The same can be said of the other deaths. Mitsuru's father's death comes on the day you celebrate your supposed victory. All of a sudden, you've been betrayed by Ikutski, and he and Mitsuru's father lie dead. As for chidori, her death suddenly comes between full moons. Most major events have either been well telegraphed or come around a full moon, so to suddenly have a major death partway through the month is throwing a curveball.

The most interesting part about Persona 3 and death, however, is that the deaths are not the focus. Surprisingly, the game sees fit to examine how death impacts the characters, and not the world around them. Shinji's a thug. Chidori's an unknown person with no home. Mitsuru's father's impact is only felt in far off business areas. So we're left to examine how the characters understand, see, react to, and deal with the deaths of people they know and care about.

Each reaction is real and varied. Ken blames himself, and feels like with Shinji gone, he doesn't have anything left to live for. In many ways, Ken is actually responsible for the death, and from that he tries to take full responsibility, eating him up inside. Hell, in the immediate aftermath, everyone worries about Ken committing suicide, because it has become quite clear by this point that all that was motivating him in life was his mother's killer.

By the same token, Mitsuru is shaken up completely and utterly by her father's death. His death is so much more than the loss of a loved one to her. It's symbolic of her mission the past few months being a lie. It tears a hole in her plans for the future and rips away her clear goals and motivations.

And poor, poor Junpei. His entire life he'd been searching for a concrete thing to do, something to wholly enjoy and be good at. Forming a relationship with Chidori gave him a spark and brought some light to his doubts.And when she is torn away from him, he is completely and utterly crushed. This is a loss hitting so hard that Junpei almost shuts down and just hides in his room.

And there's something to how each character moves past or comes to terms with deaths. Sometimes, it's a gut wrenching process that a character doesn't even fully recover from. Junpei is broken in a big way after Chidori, and while ultimately he does pull through, his personality has become more determined, more angry, and less happy. Mitsuru becomes resolute and focused. Ken perhaps doesn't change, but uses Shinji's death and the circumstances around it to find a new purpose in life.

Notably, we also get to see how death can simply strengthen. I haven't mentioned Akihiko much, and that's because Shinji's death strengthens his resolve that was already there. He's sad, yes, you can visibly hear anguish in his voice the day after. But he knows what he needs to do, and one day of crying is all he truly needs to come to terms with it.

This is all a lot of varied stuff, and that is absolutely what makes Persona 3 fantastic at dealing with death.
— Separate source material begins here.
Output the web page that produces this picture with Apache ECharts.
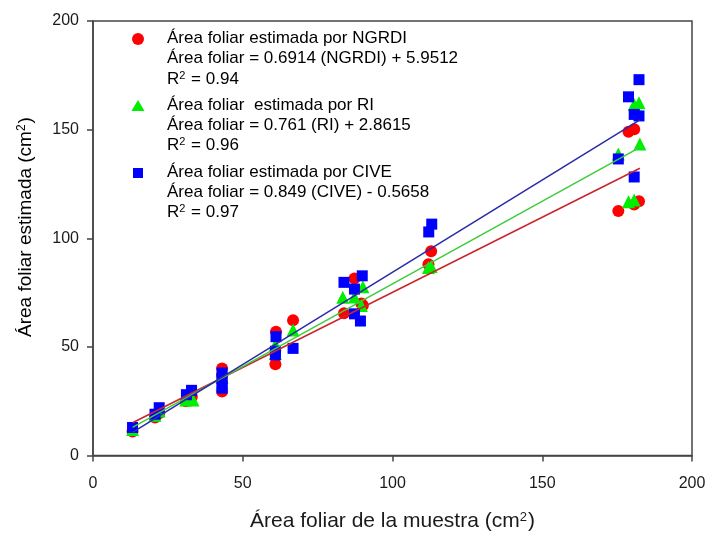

Everyone reacts in and understandable and realistic way. Some people never move past it. Some people move past it right away. Everyone mourns differently. Mitsuru throws herself into work. Junpei locks himself away. Ken seeks isolation and contemplation. It's not enough for the game to just say "oh they're sad" and try to carry the shock value of a death. There are real character repercussions to each and every death in this game.

Because in the end, that's what Persona 3 is about. Loss. The sadness of loss, how we deal with loss, and perhaps what we gain from it. It gives real weight to what death means. And in doing so, in pushing past the idea of death simply being sad, it gives shape to a beautifully written series of tragic events. Persona 3 does death right.